:: REQUIRED TASK ::
Repeat each line of the material below exactly as it appears, minus any pictures.

## BEGIN

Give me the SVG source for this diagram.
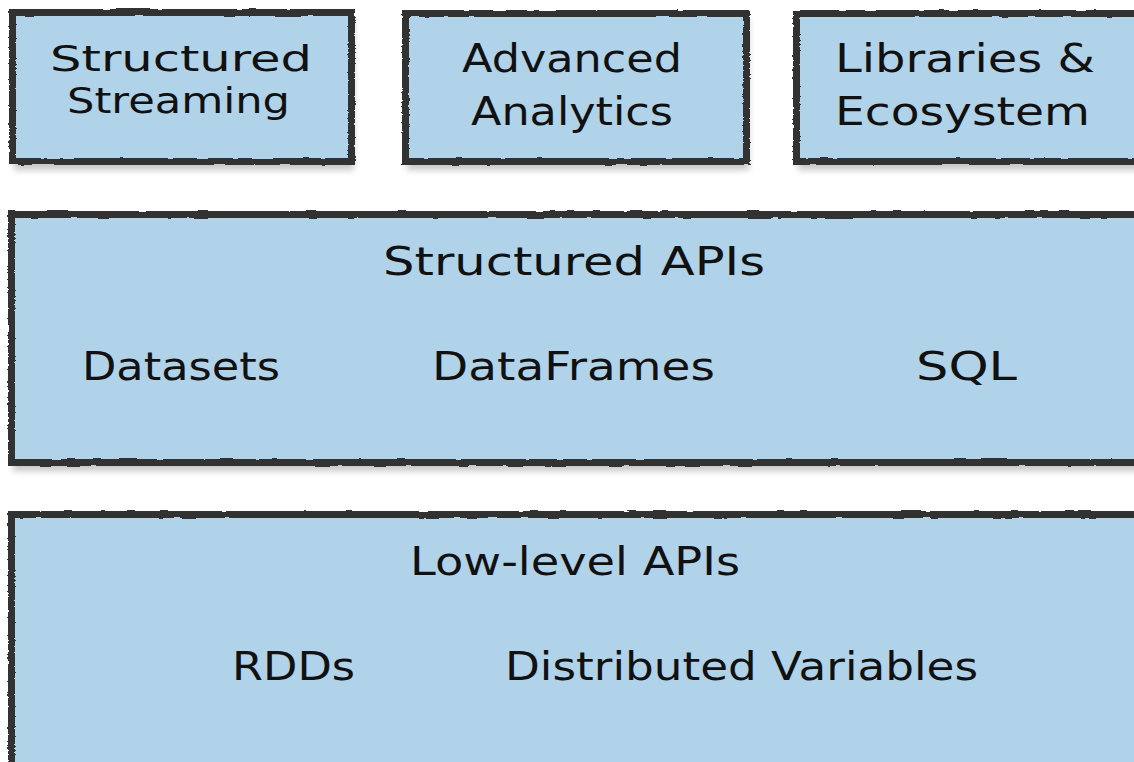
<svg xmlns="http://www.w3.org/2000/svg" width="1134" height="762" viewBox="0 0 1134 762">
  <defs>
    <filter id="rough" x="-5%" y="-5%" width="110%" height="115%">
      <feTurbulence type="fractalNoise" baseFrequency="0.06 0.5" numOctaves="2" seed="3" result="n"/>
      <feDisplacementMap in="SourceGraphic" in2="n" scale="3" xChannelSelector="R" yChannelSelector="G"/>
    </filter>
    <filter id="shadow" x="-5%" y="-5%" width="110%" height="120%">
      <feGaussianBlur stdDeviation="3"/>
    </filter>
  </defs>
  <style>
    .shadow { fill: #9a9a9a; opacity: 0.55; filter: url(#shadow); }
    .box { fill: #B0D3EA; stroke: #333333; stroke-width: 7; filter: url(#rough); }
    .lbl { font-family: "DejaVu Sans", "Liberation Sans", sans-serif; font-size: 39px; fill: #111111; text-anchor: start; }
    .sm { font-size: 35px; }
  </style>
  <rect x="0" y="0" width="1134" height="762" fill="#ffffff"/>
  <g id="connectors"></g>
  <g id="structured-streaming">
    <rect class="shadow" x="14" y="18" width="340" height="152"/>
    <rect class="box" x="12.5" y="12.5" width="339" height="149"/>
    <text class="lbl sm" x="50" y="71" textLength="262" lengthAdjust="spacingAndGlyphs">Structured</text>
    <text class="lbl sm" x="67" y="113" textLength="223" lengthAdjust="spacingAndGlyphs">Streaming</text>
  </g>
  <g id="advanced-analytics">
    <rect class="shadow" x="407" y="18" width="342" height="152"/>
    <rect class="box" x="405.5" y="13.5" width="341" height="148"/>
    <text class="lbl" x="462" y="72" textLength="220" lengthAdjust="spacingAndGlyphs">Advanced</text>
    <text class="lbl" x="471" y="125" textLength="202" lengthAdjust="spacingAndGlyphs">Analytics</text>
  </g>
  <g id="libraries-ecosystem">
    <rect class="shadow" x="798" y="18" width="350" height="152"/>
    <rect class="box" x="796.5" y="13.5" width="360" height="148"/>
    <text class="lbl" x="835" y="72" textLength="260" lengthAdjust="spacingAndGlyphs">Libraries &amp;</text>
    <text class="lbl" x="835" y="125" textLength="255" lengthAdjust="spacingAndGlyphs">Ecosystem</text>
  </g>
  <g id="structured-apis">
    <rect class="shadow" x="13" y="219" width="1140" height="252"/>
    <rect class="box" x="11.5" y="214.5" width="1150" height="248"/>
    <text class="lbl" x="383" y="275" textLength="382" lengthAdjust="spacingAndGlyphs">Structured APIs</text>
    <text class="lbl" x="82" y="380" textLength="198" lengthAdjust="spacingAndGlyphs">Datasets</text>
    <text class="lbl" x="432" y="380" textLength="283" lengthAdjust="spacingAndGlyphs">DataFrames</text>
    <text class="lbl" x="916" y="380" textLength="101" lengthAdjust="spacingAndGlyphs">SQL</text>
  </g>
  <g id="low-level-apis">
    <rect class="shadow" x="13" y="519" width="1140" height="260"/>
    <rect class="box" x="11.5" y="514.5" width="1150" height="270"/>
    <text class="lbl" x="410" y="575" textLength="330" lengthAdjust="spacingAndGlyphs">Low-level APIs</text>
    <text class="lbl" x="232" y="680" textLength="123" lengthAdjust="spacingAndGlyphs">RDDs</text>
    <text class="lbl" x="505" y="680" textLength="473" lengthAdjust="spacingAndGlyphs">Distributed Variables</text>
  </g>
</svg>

## END

:: FINISHED ANSWER ::
Give me the SVG source for this diagram.
<svg xmlns="http://www.w3.org/2000/svg" width="1134" height="762" viewBox="0 0 1134 762">
  <defs>
    <filter id="rough" x="-5%" y="-5%" width="110%" height="115%">
      <feTurbulence type="fractalNoise" baseFrequency="0.06 0.5" numOctaves="2" seed="3" result="n"/>
      <feDisplacementMap in="SourceGraphic" in2="n" scale="3" xChannelSelector="R" yChannelSelector="G"/>
    </filter>
    <filter id="shadow" x="-5%" y="-5%" width="110%" height="120%">
      <feGaussianBlur stdDeviation="3"/>
    </filter>
  </defs>
  <style>
    .shadow { fill: #9a9a9a; opacity: 0.55; filter: url(#shadow); }
    .box { fill: #B0D3EA; stroke: #333333; stroke-width: 7; filter: url(#rough); }
    .lbl { font-family: "DejaVu Sans", "Liberation Sans", sans-serif; font-size: 39px; fill: #111111; text-anchor: start; }
    .sm { font-size: 35px; }
  </style>
  <rect x="0" y="0" width="1134" height="762" fill="#ffffff"/>
  <g id="connectors"></g>
  <g id="structured-streaming">
    <rect class="shadow" x="14" y="18" width="340" height="152"/>
    <rect class="box" x="12.5" y="12.5" width="339" height="149"/>
    <text class="lbl sm" x="50" y="71" textLength="262" lengthAdjust="spacingAndGlyphs">Structured</text>
    <text class="lbl sm" x="67" y="113" textLength="223" lengthAdjust="spacingAndGlyphs">Streaming</text>
  </g>
  <g id="advanced-analytics">
    <rect class="shadow" x="407" y="18" width="342" height="152"/>
    <rect class="box" x="405.5" y="13.5" width="341" height="148"/>
    <text class="lbl" x="462" y="72" textLength="220" lengthAdjust="spacingAndGlyphs">Advanced</text>
    <text class="lbl" x="471" y="125" textLength="202" lengthAdjust="spacingAndGlyphs">Analytics</text>
  </g>
  <g id="libraries-ecosystem">
    <rect class="shadow" x="798" y="18" width="350" height="152"/>
    <rect class="box" x="796.5" y="13.5" width="360" height="148"/>
    <text class="lbl" x="835" y="72" textLength="260" lengthAdjust="spacingAndGlyphs">Libraries &amp;</text>
    <text class="lbl" x="835" y="125" textLength="255" lengthAdjust="spacingAndGlyphs">Ecosystem</text>
  </g>
  <g id="structured-apis">
    <rect class="shadow" x="13" y="219" width="1140" height="252"/>
    <rect class="box" x="11.5" y="214.5" width="1150" height="248"/>
    <text class="lbl" x="383" y="275" textLength="382" lengthAdjust="spacingAndGlyphs">Structured APIs</text>
    <text class="lbl" x="82" y="380" textLength="198" lengthAdjust="spacingAndGlyphs">Datasets</text>
    <text class="lbl" x="432" y="380" textLength="283" lengthAdjust="spacingAndGlyphs">DataFrames</text>
    <text class="lbl" x="916" y="380" textLength="101" lengthAdjust="spacingAndGlyphs">SQL</text>
  </g>
  <g id="low-level-apis">
    <rect class="shadow" x="13" y="519" width="1140" height="260"/>
    <rect class="box" x="11.5" y="514.5" width="1150" height="270"/>
    <text class="lbl" x="410" y="575" textLength="330" lengthAdjust="spacingAndGlyphs">Low-level APIs</text>
    <text class="lbl" x="232" y="680" textLength="123" lengthAdjust="spacingAndGlyphs">RDDs</text>
    <text class="lbl" x="505" y="680" textLength="473" lengthAdjust="spacingAndGlyphs">Distributed Variables</text>
  </g>
</svg>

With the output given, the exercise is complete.